Greetings to you all. I hope you are staying warm and enjoying the New year. I have been feeling it is time for another edition of my ramblings. Last August I was talking about a sword shall pierce your soul. An excellent book for those who have faced job loss and life changing situations.
But since I wrote that blog, so much has changed, yet nothing has changed. I continue to hear from people about things in their lives that have broken them, it continues to be devestating for many. Job loss, health problems, marital breakdown and sucides, and as well attemtped. Recently one of our street friends passed away. I am not sure of the reasons for her passing, other than I know she had lived a life of addiction and it finally took its toll on her.
We all know people who are suffering and it is so important that we reach out to others and give a hand up instead of a hand out. As I continue my own road to recovery and healing, the Lord has shown me so many things about me and the reasons for my job loss and the situation we presently find ourselves in. Even though the reasons for my dismissal were wrong and unjust. God had a plan and I can honestly say I am thankful. There are more reasons everyday to thank Him for it.
1. Because of this hurt. I have a deeper relationship with Him. This has brought me to my knees and made me more dependant upon Him. It has also shown me how loving and kind He is. I also have a deeper relationship with my family and others. My focus has become not so much about me and the insecurity I have lived with my whole life. I see others who live with the same insecurity, others who are struggling with not measuring up. How can I build them up? How can I help them? This has become my mantra as it were.
2. Because so many of us are broken in some way. The hurts of this world and just plain living can wear us down. I have found that the trust and hope in the Lord has brought about a sensitivity to the needs of others in a totally different way. Cindy and I have been praying for a few months now that we would be come the miracle instead of asking for a miracle. So often when we are in dire straits, we run to God on our knees yelling out we need help. We need a miracle! I have done that for years. Since this crisis, through doing devotions, bible reading and listening to preachers on line we have come to the conclusion we need to be the miracle in the life of others. By seeing what God is doing in our lives and the lives of others people who are hurting, who are struggling will see the truth of His unfailing love, forgiveness and acceptance. Even when we feel like we do not measure up.

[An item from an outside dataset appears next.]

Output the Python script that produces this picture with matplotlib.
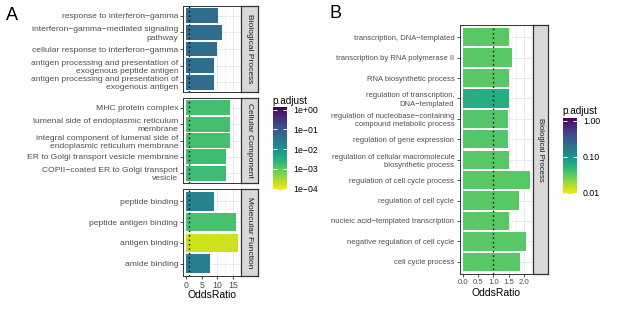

3. The Lord brought us to a place of dependance. In the books of Acts Paul was about set out on a missionary journey. the passage says that the Holy Spirit restrained them. Through this passage the Lord showed me that the reason for our not returning to Calgary, many of the things we tried to find employment and my working on building another street ministry. These things did not happen, because the Lord was showing us. I would have relied on me and my experience and network of friends. We needed to remain in Vernon and heal and relearn a few things. Also in Genesis when the children were wandering around in the desert for forty years. Every day the Lord provided their food and needs. Every day for forty years! Not tomorrows stuff, because it would rot. So the Lord has shown us that we need to rely on Him for our daily needs. He is providing is such an awesome way. I was working at the church with the youth for a short time, but now I am working at John Howard pretty much six days a week. until the middle of next month. I still dont have a guarrenteed job and we are still walking a fine line. But our bills are getting paid. He is providing.
Finally, I know is some ways none of us will measure up. We are all sinners. Yet the God of love embraces us and wants to hold us and love us. It doesnt matter to Him. He wants us to open up our hearts and allow Him to heal the wounds. He wants us to give to Him our all and be silent for a time so that we can hear Him and know that He loves us.
My words of encouragement to you my friends. A sword did pierce my soul. It wounded me and I still ache, but I can honestly say I am thankful for that piercing. My soul has been changed and I look forward to more healing. My words are meant to help you deal with your own woundedness and know that you are loved and not alone.
One final thought I began a new ministery of sorts. I call it the prayer pokes. You poke me and I pray for you, and when I poke you back all I ask is that you pray for us.
How can God use me to be a miracle in your life?